Pese a todo, y gracias al apoyo de la Corporación Sisma Mujeres y otras ONGs, Yoladis se ha recuperado física y psicológicamente, y se ha capacitado para apoyar a otras mujeres víctimas de la violencia sexual, empleada por los tres actores del conflicto colombiano: los paramilitares, el Estado y, en mucha menor medida, la guerrilla de las FARC. Yoladis es una de las denunciantes que ha llevado al gobierno colombiano ante la Corte Interamericana de Derechos Humanos por la masacre de El Salado, lo que le ha acarreado nuevas amenazas contra su vida y la de sus hijos. El caso está pendiente de sentencia.
«El dolor no se va, pero te acostumbras a vivir con él. Me siento muy orgullosa de saberme más fuerte que los que me violaron. Sufrí violencia sexual, sí. Pero no me vencieron. Ayudar a otras personas me da ganas de seguir adelante», nos explicaba emocionada, pero con entereza, Yoladis en 2013 en Barranquilla. «A otras mujeres que hayan pasado por lo mismo les diría que se miren en el espejo y que vean lo valiosas que son, que no tienen culpa de lo que les pasó. Que la vida sigue y que hay que vivirla».
«Mi marido dependía económicamente de mí, pero se sigue transmitiendo la idea de que las víctimas de violencia de género somos mujeres sumisas y débiles porque así es una cuestión de «otras», cuando nos afecta a todas porque es la misma conformación de este sistema. Por eso, no soporto cuando me dicen ‘¿por qué aguantaste?’. ¿Que aguanté yo? ¿Acaso no me defendía, no huí, no busqué ayuda?», nos interpelaba Pilar del Álamo.
Pilar, Eugenia, Virginia, Manuela, Elena, María, Berta, Máxima y Yoladis son sólo algunas de las decenas de millones de mujeres que han sobrevivido y sobreviven a las violencias machistas en todo el mundo. Mujeres que han sacado la fortaleza necesaria —cuando ya creían que no les quedaban fuerzas— para seguir viviendo en un mundo hostil, feminicida, violento y segregador con ellas, con nosotras. Un mundo en el que las mujeres somos violadas, agredidas verbalmente, discriminadas social y laboralmente, tratadas con fines de explotación sexual y laboral, casadas forzosamente, mutiladas en nuestros genitales…, con el fin de perpetuar un orden social que garantice la supremacía de los hombres. El mismo orden que ha venido a restablecer y a asegurar la ola reaccionaria que recorre el mundo y que en el caso español, está oficialmente abanderada por VOX pero cuyo discurso ya ha sido asumido por parte del Partido Popular y Ciudadanos.

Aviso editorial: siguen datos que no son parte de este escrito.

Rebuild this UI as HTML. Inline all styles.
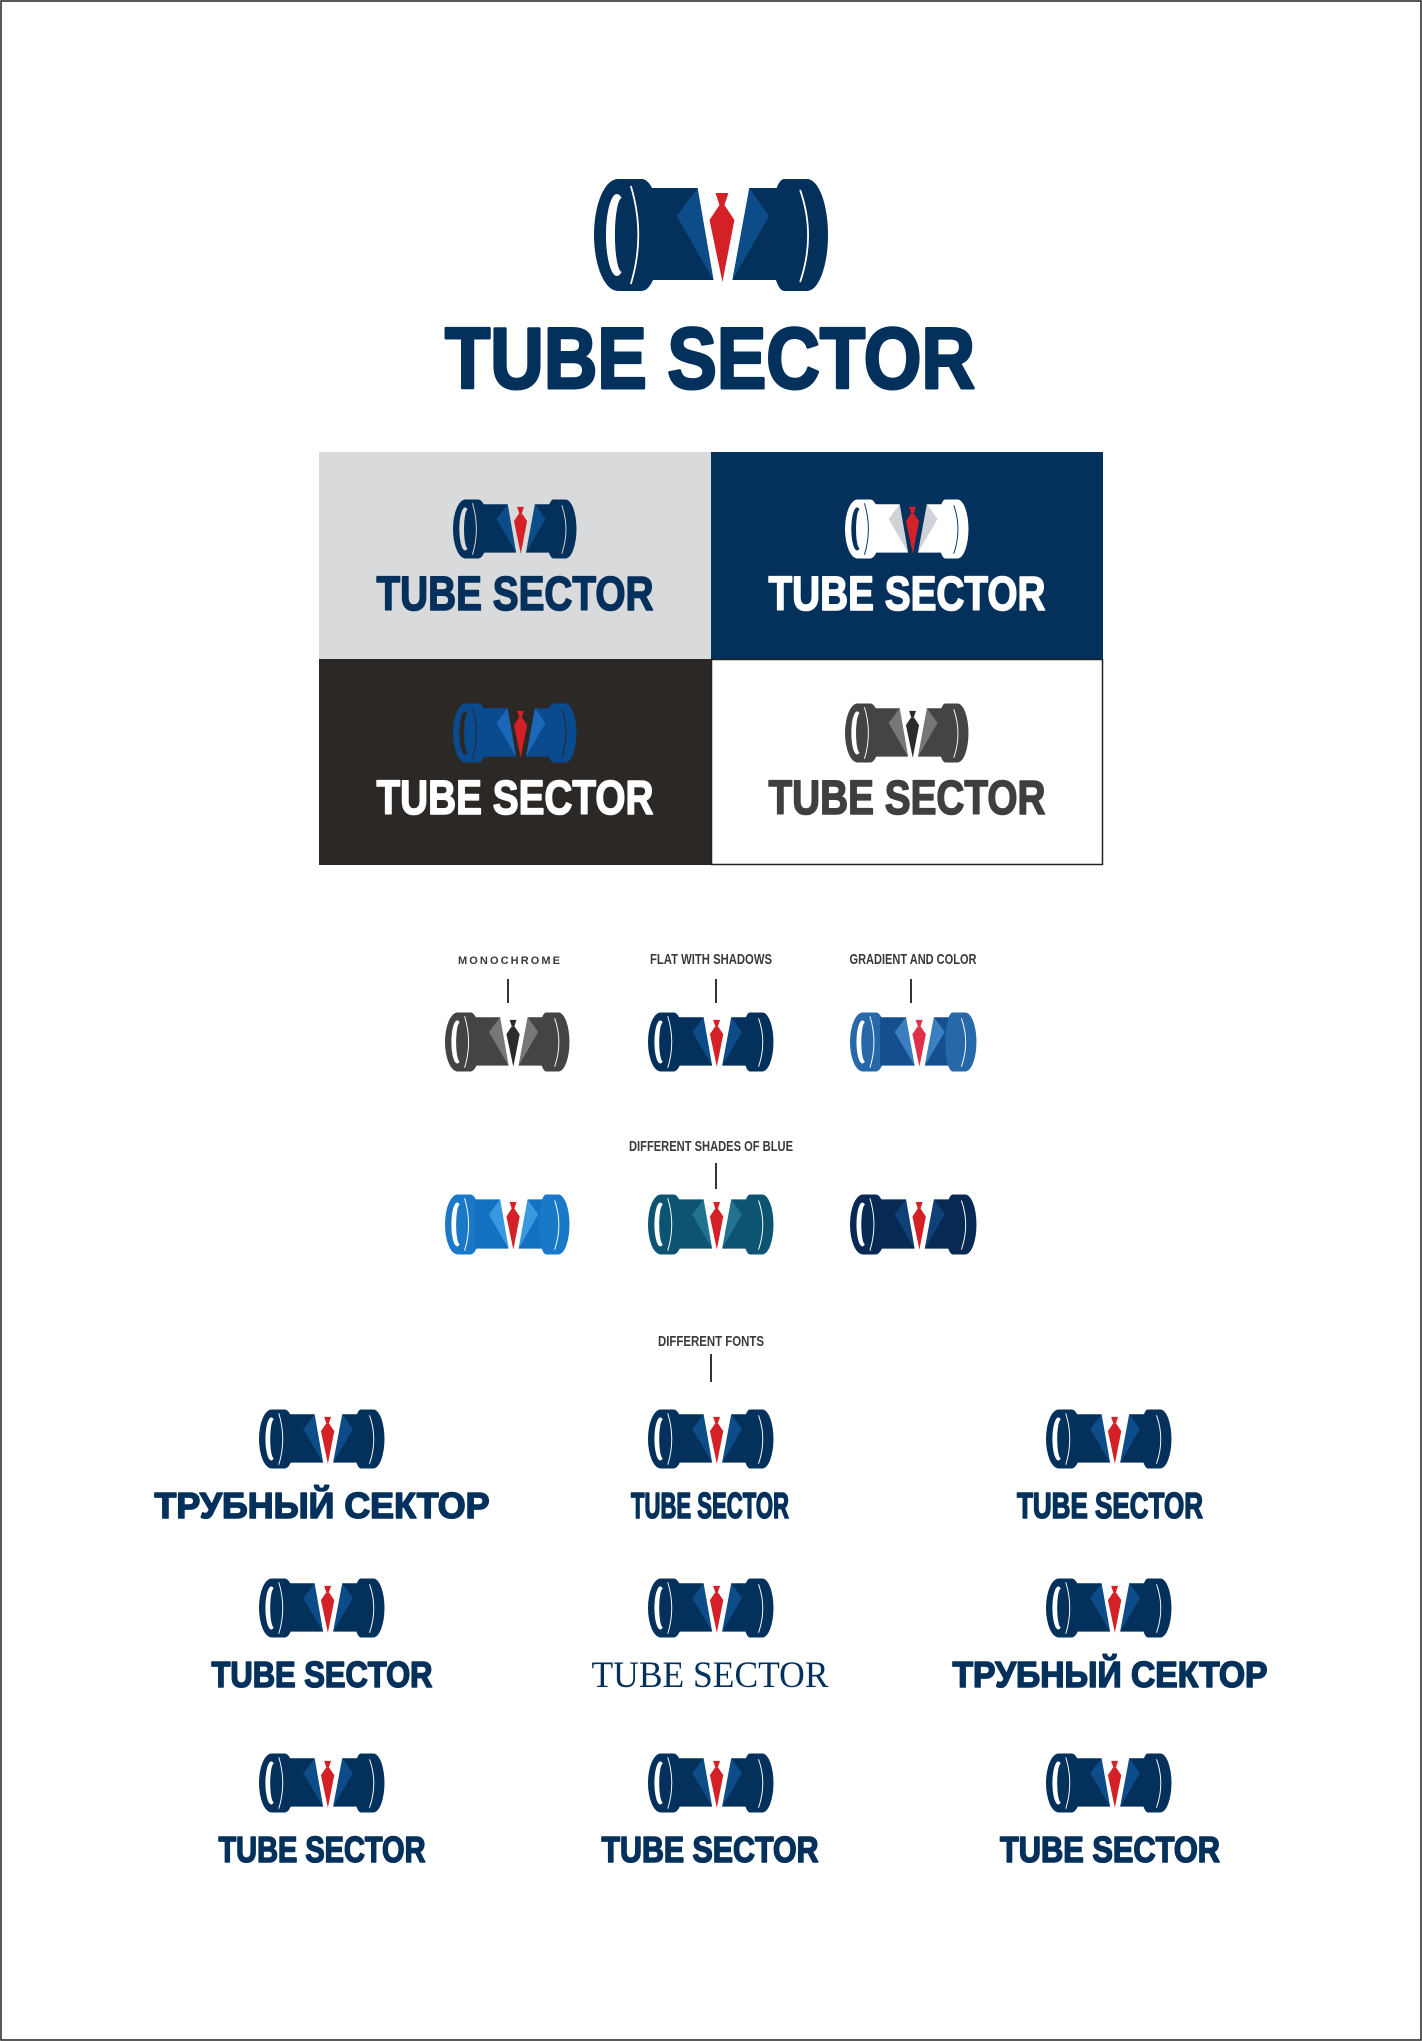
<!DOCTYPE html>
<html><head><meta charset="utf-8"><style>
html,body{margin:0;padding:0;background:#fff}
svg{display:block}
.t{font-family:"Liberation Sans","DejaVu Sans",sans-serif;font-weight:bold}
.lb{font-family:"Liberation Sans",sans-serif;font-weight:bold;font-size:15px;fill:#3a3a3a}
</style></head><body>
<svg width="1422" height="2041" viewBox="0 0 1422 2041" xmlns="http://www.w3.org/2000/svg">
<defs>
<symbol id="ic" viewBox="14 18 236 114" preserveAspectRatio="none">
 <path d="M38,19 L62,19 A19,56 0 0 1 62,131 L38,131 A24,56 0 0 1 38,19 Z" style="fill:var(--cap)"/>
 <ellipse cx="37" cy="75" rx="11" ry="41" style="fill:var(--hole)"/>
 <ellipse cx="42" cy="75" rx="7" ry="37" style="fill:var(--cap)"/>
 <path d="M51 26 Q66 75 51 124" style="fill:none;stroke:var(--hole);stroke-width:1.8"/>
 <polygon points="70,28 118,28 134,120 70,120" style="fill:var(--body)"/>
 <polygon points="118,28 97,56 134,120" style="fill:var(--lap)"/>
 <polygon points="136,33 149,33 145,45 140,45" style="fill:var(--tie)"/>
 <polygon points="140,45 145,45 155,60 143,122 130,60" style="fill:var(--tie)"/>
 <polygon points="170,28 205,28 205,120 153,120" style="fill:var(--body)"/>
 <polygon points="170,28 190,56 153,120" style="fill:var(--lap)"/>
 <path d="M205,19 L228,19 A21,56 0 0 1 228,131 L205,131 A14,56 0 0 1 205,19 Z" style="fill:var(--cap)"/>
 <path d="M221 30 Q237 75 221 122" style="fill:none;stroke:var(--hole);stroke-width:1.8"/>
</symbol>
</defs>
<style>
.nv{--cap:#04305c;--body:#04305c;--lap:#0c4c88;--tie:#d42027;--hole:#fff}
.nvg{--cap:#04305c;--body:#04305c;--lap:#0c4c88;--tie:#d42027;--hole:#d9dadb}
.wh{--cap:#fff;--body:#fff;--lap:#cfd2d6;--tie:#d42027;--hole:#04305c}
.dk{--cap:#0a4a8e;--body:#0a4a8e;--lap:#1c68b8;--tie:#d42027;--hole:#2b2826}
.gr{--cap:#444;--body:#444;--lap:#777;--tie:#2b2b2b;--hole:#fff}
.gd{--cap:#2768a8;--body:#164f8e;--lap:#3c7fc0;--tie:#e0304a;--hole:#fff}
.b1{--cap:#1a78c8;--body:#1470c0;--lap:#3a98e0;--tie:#d42027;--hole:#fff}
.b2{--cap:#0c5472;--body:#0c5472;--lap:#21728f;--tie:#d42027;--hole:#fff}
.b3{--cap:#072a55;--body:#072a55;--lap:#0f4078;--tie:#d42027;--hole:#fff}
.s3{stroke-width:3;stroke-linejoin:round}
.s2{stroke-width:1.6;stroke-linejoin:round}
</style>
<rect x="1" y="1" width="1420" height="2039" fill="#fff" stroke="#222" stroke-width="1.5"/>

<use href="#ic" class="nv" x="594" y="178" width="235" height="114"/>
<text class="t s3" x="710" y="388" font-size="86" fill="#04305c" stroke="#04305c" text-anchor="middle" textLength="530" lengthAdjust="spacingAndGlyphs">TUBE SECTOR</text>

<rect x="319" y="452" width="392" height="207" fill="#d9dadb"/>
<rect x="711" y="452" width="392" height="207" fill="#04305c"/>
<rect x="319" y="659" width="392" height="206" fill="#2b2826"/>
<rect x="711.5" y="659.5" width="391" height="205" fill="#fff" stroke="#222" stroke-width="1.5"/>

<use href="#ic" class="nvg" x="453" y="499" width="124" height="60"/>
<text class="t s2" x="515" y="610" font-size="48" fill="#04305c" stroke="#04305c" text-anchor="middle" textLength="277" lengthAdjust="spacingAndGlyphs">TUBE SECTOR</text>
<use href="#ic" class="wh" x="845" y="499" width="124" height="60"/>
<text class="t s2" x="907" y="610" font-size="48" fill="#fff" stroke="#fff" text-anchor="middle" textLength="277" lengthAdjust="spacingAndGlyphs">TUBE SECTOR</text>
<use href="#ic" class="dk" x="453" y="703" width="124" height="60"/>
<text class="t s2" x="515" y="814" font-size="48" fill="#fff" stroke="#fff" text-anchor="middle" textLength="277" lengthAdjust="spacingAndGlyphs">TUBE SECTOR</text>
<use href="#ic" class="gr" x="845" y="703" width="124" height="60"/>
<text class="t s2" x="907" y="814" font-size="48" fill="#3f3f3f" stroke="#3f3f3f" text-anchor="middle" textLength="277" lengthAdjust="spacingAndGlyphs">TUBE SECTOR</text>

<text class="lb" x="509" y="964" text-anchor="middle" font-size="11" style="font-size:11px" textLength="102" lengthAdjust="spacing">MONOCHROME</text>
<text class="lb" x="711" y="964" text-anchor="middle" textLength="122" lengthAdjust="spacingAndGlyphs">FLAT WITH SHADOWS</text>
<text class="lb" x="913" y="964" text-anchor="middle" textLength="127" lengthAdjust="spacingAndGlyphs">GRADIENT AND COLOR</text>
<g stroke="#333" stroke-width="2">
<line x1="508" y1="979" x2="508" y2="1003"/><line x1="716" y1="979" x2="716" y2="1003"/><line x1="911" y1="979" x2="911" y2="1003"/>
<line x1="716" y1="1163" x2="716" y2="1189"/><line x1="711" y1="1354" x2="711" y2="1382"/>
</g>
<use href="#ic" class="gr" x="445" y="1012" width="125" height="60"/>
<use href="#ic" class="nv" x="648" y="1012" width="126" height="60"/>
<use href="#ic" class="gd" x="850" y="1012" width="127" height="60"/>

<text class="lb" x="711" y="1151" text-anchor="middle" textLength="164" lengthAdjust="spacingAndGlyphs">DIFFERENT SHADES OF BLUE</text>
<use href="#ic" class="b1" x="445" y="1194" width="125" height="61"/>
<use href="#ic" class="b2" x="648" y="1194" width="126" height="61"/>
<use href="#ic" class="b3" x="850" y="1194" width="127" height="61"/>

<text class="lb" x="711" y="1346" text-anchor="middle" textLength="106" lengthAdjust="spacingAndGlyphs">DIFFERENT FONTS</text>

<use href="#ic" class="nv" x="259" y="1409" width="126" height="60"/>
<use href="#ic" class="nv" x="648" y="1409" width="126" height="60"/>
<use href="#ic" class="nv" x="1046" y="1409" width="126" height="60"/>
<use href="#ic" class="nv" x="259" y="1578" width="126" height="60"/>
<use href="#ic" class="nv" x="648" y="1578" width="126" height="60"/>
<use href="#ic" class="nv" x="1046" y="1578" width="126" height="60"/>
<use href="#ic" class="nv" x="259" y="1753" width="126" height="60"/>
<use href="#ic" class="nv" x="648" y="1753" width="126" height="60"/>
<use href="#ic" class="nv" x="1046" y="1753" width="126" height="60"/>

<g fill="#04305c" stroke="#04305c" text-anchor="middle">
<text class="t s2" x="322" y="1518" font-size="36" textLength="335" lengthAdjust="spacingAndGlyphs">ТРУБНЫЙ СЕКТОР</text>
<text class="t s2" x="710" y="1518" font-size="36" textLength="158" lengthAdjust="spacingAndGlyphs">TUBE SECTOR</text>
<text class="t s2" x="1110" y="1518" font-size="36" textLength="186" lengthAdjust="spacingAndGlyphs">TUBE SECTOR</text>
<text class="t s2" x="322" y="1687" font-size="36" textLength="221" lengthAdjust="spacingAndGlyphs">TUBE SECTOR</text>
<text x="710" y="1687" font-size="37" stroke="none" font-family="Liberation Serif, serif" textLength="237" lengthAdjust="spacingAndGlyphs">TUBE SECTOR</text>
<text class="t s2" x="1110" y="1687" font-size="36" textLength="315" lengthAdjust="spacingAndGlyphs">ТРУБНЫЙ СЕКТОР</text>
<text class="t s2" x="322" y="1862" font-size="36" textLength="207" lengthAdjust="spacingAndGlyphs">TUBE SECTOR</text>
<text class="t s2" x="710" y="1862" font-size="36" textLength="217" lengthAdjust="spacingAndGlyphs">TUBE SECTOR</text>
<text class="t s2" x="1110" y="1862" font-size="36" textLength="220" lengthAdjust="spacingAndGlyphs">TUBE SECTOR</text>
</g>
</svg>
</body></html>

Pero, pese a quien le pese, son —somos— las mujeres las que mayoritariamente seguimos generando, reproduciendo y cuidando la vida, mientras a nuestro alrededor las políticas internacionales y nacionales, los mercados y las relaciones internacionales siguen rigiéndose por la violencia como respuesta a los conflictos. Un mundo construido sobre el sistema más antiguo y genocida, el machismo.
Afortunadamente, cada vez más mujeres y hombres se reeducan en el feminismo, la ideología que defiende la radical igualdad entre todos los seres humanos, la más inclusiva, global y revolucionaria. Por eso, los involucionistas la han puesto en su mirilla. Por eso, será la única capaz de acabar con este genocidio que no cesa.